**Required task**
Restate, exactly and without pictures, the lines from the start of the listing below through the line holding "None, 4, None]".

* Start Stored data *

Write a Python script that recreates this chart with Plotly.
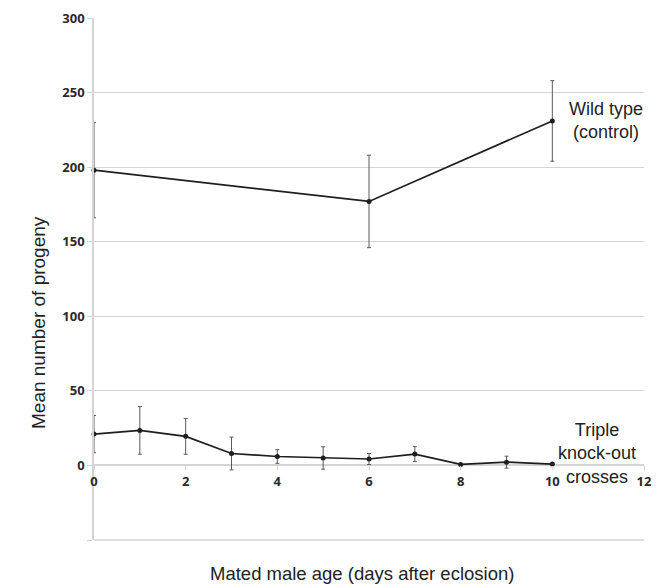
import plotly.graph_objects as go

# Data
wt_days = [0, 6, 10]
wt_mean = [198, 177, 231]
wt_err = [32, 31, 27]

ko_days = [0, 1, 2, 3, 4, 5, 6, 7, 8, 9, 10]
ko_mean = [21, 23.5, 19.5, 8, 6, 5, 4.3, 7.6, 0.7, 2.2, 0.9]
ko_err = [12.5, 16, 12, 11, 4.6, 7.5, 3.7, 5, None, 4, None]

y_ticks = [-50, 0, 50, 100, 150, 200, 250, 300]
y_labels = ["", "0", "50", "100", "150", "200", "250", "300"]
x_ticks = [0, 2, 4, 6, 8, 10, 12]

line_col = "#1e1e1e"
err_col = "#5a5a5a"
grid_col = "#d4d4d4"

fig = go.Figure()
for xs, ys, es in [(wt_days, wt_mean, wt_err), (ko_days, ko_mean, ko_err)]:
    fig.add_trace(go.Scatter(
        x=xs, y=ys, mode="lines+markers",
        line=dict(color=line_col, width=1.7),
        marker=dict(color=line_col, size=5),
        error_y=dict(type="data", array=es, visible=True, color=err_col,
                     thickness=1, width=2),
        showlegend=False, cliponaxis=False,
    ))

tick_font = dict(family="Open Sans, sans-serif", size=13, color="#2a2a2a", weight="bold")

y_lo = -50
fig.update_layout(
    width=657, height=578,
    margin=dict(l=86, r=21, t=10, b=46),
    plot_bgcolor="white", paper_bgcolor="white",
    font=dict(family="Liberation Sans, Arial, sans-serif", color="#222"),
    xaxis=dict(
        range=[0, 12], tickvals=x_ticks, showgrid=False, zeroline=False,
        anchor="free", position=(0 - y_lo) / (300 - y_lo), automargin=False,
        showline=False,
        ticks="outside", ticklen=4, tickcolor=grid_col,
        tickfont=tick_font,
    ),
    yaxis=dict(
        range=[y_lo, 300], tickvals=y_ticks, ticktext=y_labels, automargin=False,
        showgrid=True, gridcolor=grid_col, gridwidth=1.3,
        zeroline=True, zerolinecolor=grid_col, zerolinewidth=1.5,
        showline=True, linecolor=grid_col, linewidth=1.5,
        ticks="outside", ticklen=5, tickcolor=grid_col,
        tickfont=tick_font,
    ),
    shapes=[dict(type="line", xref="paper", yref="paper", x0=0, x1=1, y0=0, y1=0,
                 line=dict(color=grid_col, width=1.5), layer="below")],
)

fig.add_annotation(x=11.17, y=231, xref="x", yref="y", text="Wild type<br>(control)",
                   showarrow=False, font=dict(size=18, color="#222"), align="center")
fig.add_annotation(x=10.98, y=7.8, xref="x", yref="y", text="Triple<br>knock-out<br>crosses",
                   showarrow=False, font=dict(size=18, color="#222"), align="center")
fig.add_annotation(x=-0.125, y=96, xref="paper", yref="y", text="Mean number of progeny",
                   textangle=-90, showarrow=False, font=dict(size=19, color="#222"))
fig.add_annotation(x=5.85, y=-0.064, xref="x", yref="paper", text="Mated male age (days after eclosion)",
                   showarrow=False, font=dict(size=18.5, color="#222"), yanchor="middle")

fig.write_html("out.html")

* End Stored data *

**Answer below**
Write a Python script that recreates this chart with Plotly.
import plotly.graph_objects as go

# Data
wt_days = [0, 6, 10]
wt_mean = [198, 177, 231]
wt_err = [32, 31, 27]

ko_days = [0, 1, 2, 3, 4, 5, 6, 7, 8, 9, 10]
ko_mean = [21, 23.5, 19.5, 8, 6, 5, 4.3, 7.6, 0.7, 2.2, 0.9]
ko_err = [12.5, 16, 12, 11, 4.6, 7.5, 3.7, 5, None, 4, None]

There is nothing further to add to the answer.